We rose early to catch a mini-van back to
town, which then turned out to be an hour late, causing Khalid to panic a bit about us
missing our bus. Luckily the main bus was also running on “Moroccan time” so we
ended up arriving with plenty of time to spare. Although the bus was in pretty
good shape I was worried about heading back through the pass, especially since
it had now started raining. Luckily this meant that the driver had to take it
slowly, so any visions I had of us careening on two wheels around corners over
cliffs were quickly dispelled. We ended up fording a small river over the road
at one stage and later found out that we were lucky to get through as buses a
few hours later were stuck behind the floodwater, and other travelers were
stuck in the gorge! So it seemed we got out just in the nick of time.
After a long comatose 8 hours in the bus we arrived back in Marrakech
to find our hotel overbooked (even though we were already booked in the hotel!)
so Khalid frantically organized another hotel while negotiating with
taxi-drivers to take us there. He was certainly earning his wages as our guide!
The new hotel turned out to be a much cleaner, newer but less “authentic” place
and we weren’t complaining. I was glad I hadn’t prepaid for a room as I ended
up paying half the price through Khalid. I definitely recommend leaving organising your last nights on a trip to the local guide as they always seem to get it cheaper than through the tour company.
We ended our group trip with a final dinner in the main
square where hundreds of trestle tables and cooking stations had been set up.
Good food and great value, with tourists and locals sitting shoulder to
shoulder on bench seats watching their food being cooked in front of them.

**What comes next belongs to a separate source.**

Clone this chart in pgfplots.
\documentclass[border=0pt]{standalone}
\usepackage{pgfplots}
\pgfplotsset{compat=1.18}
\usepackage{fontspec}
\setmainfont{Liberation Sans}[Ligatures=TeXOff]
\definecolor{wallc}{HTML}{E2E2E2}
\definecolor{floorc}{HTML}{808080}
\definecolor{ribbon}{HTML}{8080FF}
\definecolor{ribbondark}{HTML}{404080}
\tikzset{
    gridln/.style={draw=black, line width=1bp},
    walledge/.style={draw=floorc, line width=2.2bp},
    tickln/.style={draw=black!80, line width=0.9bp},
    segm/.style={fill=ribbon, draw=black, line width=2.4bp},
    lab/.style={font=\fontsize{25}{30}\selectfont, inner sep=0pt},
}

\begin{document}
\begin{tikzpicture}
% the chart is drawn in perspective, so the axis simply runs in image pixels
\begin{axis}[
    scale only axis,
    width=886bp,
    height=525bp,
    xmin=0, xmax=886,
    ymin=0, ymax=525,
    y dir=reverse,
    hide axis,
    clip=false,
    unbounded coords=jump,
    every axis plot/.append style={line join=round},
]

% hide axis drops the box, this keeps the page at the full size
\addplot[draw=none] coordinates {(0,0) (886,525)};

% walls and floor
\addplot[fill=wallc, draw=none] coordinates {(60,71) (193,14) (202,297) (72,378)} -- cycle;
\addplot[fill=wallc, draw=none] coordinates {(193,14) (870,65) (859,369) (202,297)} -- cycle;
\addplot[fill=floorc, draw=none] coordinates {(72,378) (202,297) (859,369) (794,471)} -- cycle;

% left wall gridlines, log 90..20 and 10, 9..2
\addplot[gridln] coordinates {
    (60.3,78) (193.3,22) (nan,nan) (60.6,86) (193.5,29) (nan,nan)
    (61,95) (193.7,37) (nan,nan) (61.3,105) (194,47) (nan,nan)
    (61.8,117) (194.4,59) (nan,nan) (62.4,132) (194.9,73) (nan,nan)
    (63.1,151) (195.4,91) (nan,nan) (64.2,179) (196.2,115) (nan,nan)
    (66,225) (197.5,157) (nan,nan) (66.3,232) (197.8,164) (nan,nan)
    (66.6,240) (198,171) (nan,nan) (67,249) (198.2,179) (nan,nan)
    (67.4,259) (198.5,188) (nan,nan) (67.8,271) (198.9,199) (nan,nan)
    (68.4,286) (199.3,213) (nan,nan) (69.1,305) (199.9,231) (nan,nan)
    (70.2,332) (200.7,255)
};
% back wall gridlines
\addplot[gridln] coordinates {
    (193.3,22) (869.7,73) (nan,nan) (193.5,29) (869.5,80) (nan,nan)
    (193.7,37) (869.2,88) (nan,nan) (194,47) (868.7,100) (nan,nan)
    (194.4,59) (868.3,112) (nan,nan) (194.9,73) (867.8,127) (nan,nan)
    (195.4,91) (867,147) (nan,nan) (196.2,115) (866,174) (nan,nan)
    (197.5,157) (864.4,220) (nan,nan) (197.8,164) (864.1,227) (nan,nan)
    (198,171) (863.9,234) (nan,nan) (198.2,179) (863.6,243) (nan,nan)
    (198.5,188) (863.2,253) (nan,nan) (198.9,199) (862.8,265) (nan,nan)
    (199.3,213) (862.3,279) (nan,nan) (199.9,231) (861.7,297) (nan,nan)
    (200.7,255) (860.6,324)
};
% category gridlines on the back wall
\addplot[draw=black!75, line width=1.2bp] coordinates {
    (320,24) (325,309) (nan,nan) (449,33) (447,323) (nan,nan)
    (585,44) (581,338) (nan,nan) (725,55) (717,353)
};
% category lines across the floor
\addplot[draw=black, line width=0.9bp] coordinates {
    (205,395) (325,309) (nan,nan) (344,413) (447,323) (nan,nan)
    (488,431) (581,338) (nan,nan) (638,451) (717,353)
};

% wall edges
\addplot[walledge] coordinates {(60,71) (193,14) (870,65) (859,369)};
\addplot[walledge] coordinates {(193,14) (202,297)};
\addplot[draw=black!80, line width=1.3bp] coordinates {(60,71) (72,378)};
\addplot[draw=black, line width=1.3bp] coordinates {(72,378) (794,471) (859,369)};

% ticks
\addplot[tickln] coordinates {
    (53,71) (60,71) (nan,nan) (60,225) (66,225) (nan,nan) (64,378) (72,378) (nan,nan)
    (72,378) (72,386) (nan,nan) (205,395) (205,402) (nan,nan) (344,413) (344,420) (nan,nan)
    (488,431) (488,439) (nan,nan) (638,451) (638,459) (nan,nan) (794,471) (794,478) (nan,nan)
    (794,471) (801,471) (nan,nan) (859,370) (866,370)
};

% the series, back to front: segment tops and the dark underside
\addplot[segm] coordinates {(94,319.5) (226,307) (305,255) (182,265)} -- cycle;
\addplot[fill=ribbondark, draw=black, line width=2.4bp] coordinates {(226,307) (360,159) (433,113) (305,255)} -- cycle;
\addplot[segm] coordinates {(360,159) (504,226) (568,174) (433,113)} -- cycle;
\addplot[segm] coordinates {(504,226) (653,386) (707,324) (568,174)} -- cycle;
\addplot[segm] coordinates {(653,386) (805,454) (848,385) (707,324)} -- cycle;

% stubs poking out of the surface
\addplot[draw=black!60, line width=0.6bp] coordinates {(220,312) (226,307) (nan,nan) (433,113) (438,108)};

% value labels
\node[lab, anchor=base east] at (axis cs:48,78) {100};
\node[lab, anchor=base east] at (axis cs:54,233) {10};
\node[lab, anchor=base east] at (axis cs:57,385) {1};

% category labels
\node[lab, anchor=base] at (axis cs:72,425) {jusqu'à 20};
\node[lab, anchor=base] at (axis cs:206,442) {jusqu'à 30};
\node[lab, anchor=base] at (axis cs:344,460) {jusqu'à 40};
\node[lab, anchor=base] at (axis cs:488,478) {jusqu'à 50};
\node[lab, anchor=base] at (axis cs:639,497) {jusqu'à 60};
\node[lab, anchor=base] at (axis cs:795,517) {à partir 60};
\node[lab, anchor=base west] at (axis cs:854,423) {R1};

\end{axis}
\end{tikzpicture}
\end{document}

After dinner we wandered around the square looking at the dancers and
musicians, before returning to the stalls to meet up with the rest of the
group. The stallholders all tried to convince us to have a second meal, citing
that we looked underfed and malnourished. One guy was hilarious, spouting off
Kiwi and Aussie slang before telling us that Jamie Oliver had eaten at his
stall. When we expressed our disbelief he whipped out an i-phone and showed us
a photo of the man himself grinning from their table! Awesome. After dinner
most of the group headed to a local bar where we had our first beers of the
trip, which went down very well indeed.
Sally, Ross & I had two more days to kill in Marakech,
and ended up hanging out with a few others from the trip who had decided to
spend a few more days in the city. We visited El Badi Palace, the ruins
of a once beautiful palace with pools in the centre and ruined walls where we
held an impromptu photo shoot. We revisited the souks and shopped for early
Christmas presents before having lunch at a tiny restaurant hidden within the
souks.
On the night before most of the group headed off we had another “final”
dinner at an Intrepid-recommended restaurant which was one of the few places
that served alcohol. Finding the place however was a bit more of a mission.

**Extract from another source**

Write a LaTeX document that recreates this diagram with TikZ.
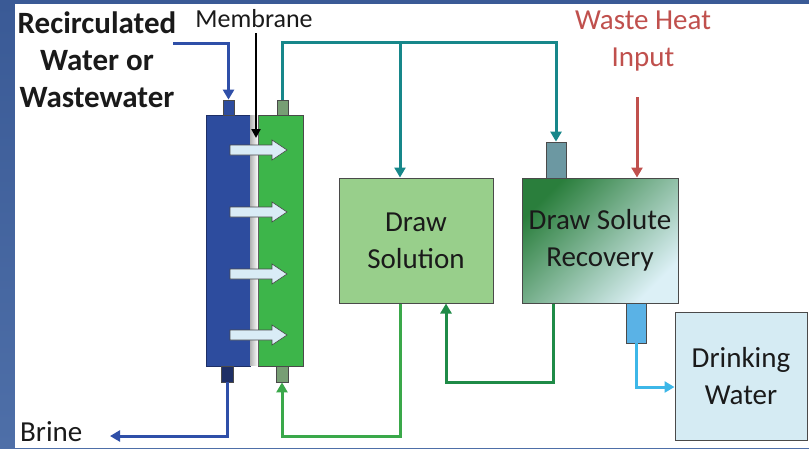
\documentclass[tikz,border=0pt]{standalone}
\usepackage{fontspec}
\setmainfont{Carlito}
\usetikzlibrary{arrows.meta,calc}
\definecolor{bgblue}{HTML}{3A5A96}
\definecolor{bgblue2}{HTML}{4E6FA8}
\definecolor{txt}{HTML}{1A1A1A}
\definecolor{feedblue}{HTML}{2D4C9E}
\definecolor{feeddark}{HTML}{1E2F66}
\definecolor{drawgreen}{HTML}{3DB54A}
\definecolor{portgreen}{HTML}{779E74}
\definecolor{dsfill}{HTML}{98CF8B}
\definecolor{edge}{HTML}{4A4A4A}
\definecolor{dwfill}{HTML}{D5EBF3}
\definecolor{tealc}{HTML}{17878A}
\definecolor{heatred}{HTML}{C0504D}
\definecolor{lblue}{HTML}{3DB7E8}
\definecolor{portlblue}{HTML}{5AB2E6}
\definecolor{portteal}{HTML}{6C98A2}
\definecolor{greenA}{HTML}{3AA84A}
\definecolor{greenB}{HTML}{1F8B47}
\definecolor{brineblue}{HTML}{2F4FA8}
\definecolor{arrowfill}{HTML}{D9ECF6}
\definecolor{dsrdark}{HTML}{2A7E3C}
\definecolor{dsrmid}{HTML}{7DBB8F}
\definecolor{dsrlight}{HTML}{DCF0F6}
\begin{document}
\begin{tikzpicture}[x=1pt,y=-1pt,
  lbl/.style={font=\fontsize{29}{37}\selectfont, align=center, inner sep=0pt, text=txt},
  blbl/.style={font=\fontsize{31}{37}\selectfont\bfseries, align=center, inner sep=0pt, text=txt},
  box/.style={draw=edge, line width=1pt, inner sep=0pt, align=center, text=txt,
              font=\fontsize{29}{37}\selectfont},
  port/.style={draw=edge, line width=0.8pt, inner sep=0pt},
  flow/.style={line width=3pt, -{Triangle[length=10pt,width=11pt]}}
]
\useasboundingbox (0,0) rectangle (809,448);
% background frame
\shade[top color=bgblue, bottom color=bgblue2] (0,0) rectangle (809,448);
\fill[white] (15,4) rectangle (809,448);

% membrane module
\node[draw=feeddark, line width=0.8pt, fill=feedblue, minimum width=44pt, minimum height=251pt, inner sep=0pt] (feed) at (228,240.5) {};
\node[draw=edge, line width=0.8pt, fill=drawgreen, minimum width=45pt, minimum height=251pt, inner sep=0pt] (drawside) at (280.5,240.5) {};
\node[left color=gray!60, middle color=white, right color=white, minimum width=8pt, minimum height=250pt, inner sep=0pt] (memb) at (254,240.5) {};

\foreach \yy in {150,212,274,335}{
  \draw[fill=arrowfill, draw=edge, line width=0.6pt]
    (230,\yy-5) -- (272,\yy-5) -- (272,\yy-10) -- (287,\yy) -- (272,\yy+10) -- (272,\yy+5) -- (230,\yy+5) -- cycle;
}

% ports
\node[port, fill=feedblue, minimum width=11pt, minimum height=15pt] (fin) at (228.5,107.5) {};
\node[port, fill=portgreen, minimum width=11pt, minimum height=15pt] (din) at (282.5,107.5) {};
\node[port, fill=feeddark, minimum width=12pt, minimum height=16pt] (fout) at (227,374) {};
\node[port, fill=portgreen, minimum width=12pt, minimum height=16pt] (gout) at (282,374) {};

% boxes
\node[box, fill=dsfill, minimum width=154pt, minimum height=125pt] (ds) at (416,240.5) {Draw\\Solution};
\node[box, top color=dsrdark, middle color=dsrmid, bottom color=dsrlight, shading angle=45,
      minimum width=156pt, minimum height=125pt] (dsr) at (600,240.5) {Draw Solute\\Recovery};
\node[box, fill=dwfill, minimum width=132pt, minimum height=128pt] (dw) at (741,376) {Drinking\\Water};
\node[port, fill=portteal, minimum width=20pt, minimum height=36pt] (dsrin) at (556,160) {};
\node[port, fill=portlblue, minimum width=20pt, minimum height=40pt] (dsrout) at (636,323) {};

% labels
\node[blbl] (recirc) at (97,60) {Recirculated\\Water or\\Wastewater};
\node[lbl, font=\fontsize{26}{32}\selectfont] (membl) at (254,19) {Membrane};
\node[lbl, text=heatred] (heat) at (643,41) {Waste Heat\\Input};
\node[lbl, anchor=west] (brine) at (20,432) {Brine};

% coordinates for free ends
\coordinate (inl) at (173,43);
\coordinate (mtop) at (256,33);
\coordinate (mtip) at (256,138);
\coordinate (tb) at (400,43);
\coordinate (wh) at (637,97);
\coordinate (brineend) at (110,436);

% connectors
\draw[flow, brineblue] (inl) -| (fin.north);
\draw[line width=2.5pt, -{Triangle[length=9pt,width=9pt]}, black] (mtop) -- (mtip);
\draw[flow, tealc] (din.north) -- ++(0,-57) -| (dsrin.north);
\draw[flow, tealc] (tb) -- (tb |- ds.north);
\draw[flow, heatred] (wh) -- (wh |- dsr.north);
\draw[flow, lblue] (dsrout.south) |- ([yshift=-11pt]dw.west);
\draw[flow, greenA] ([xshift=-16pt]ds.south) -- ++(0,133) -| (gout.south);
\draw[flow, greenB] ([xshift=-47pt]dsr.south) -- ++(0,79) -| ([xshift=30pt]ds.south);
\draw[flow, brineblue] (fout.south) |- (brineend);
\end{tikzpicture}
\end{document}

Sally, Ross & I went to find the place to book a table that afternoon but
managed to walk right by it (she and I were looking the wrong way as we walked
past, and though Ross saw it he hadn’t realized we were looking for it!) and
ended up tipping a local to show us where it was. Then there was the drama
catching taxis from the hotel to the restaurant as Sally and I had to go to the
main square to meet Amanda first, but as we were running late ended up missing
her and having to run to the restaurant just hoping that the others were making
their way their. Neither of us had our mobiles with us and it reminded me of
how easy mobiles have made our lives these days! We caught up to them as they
walked to the restaurant and the meal was definitely worth the drama getting
there. After dinner Jeremy decided to lead us through some pretty dodgy looking
back alleys to the main square and this time it really felt like we were in the bowels of
the earth. I would definitely have been a little nervous had there not been
seven of us!
It was a fitting end to a great trip with an amazing group of
people. I’ve been truly lucky with the people I’ve met on my trips and can only
hope that my luck will continue on future adventures.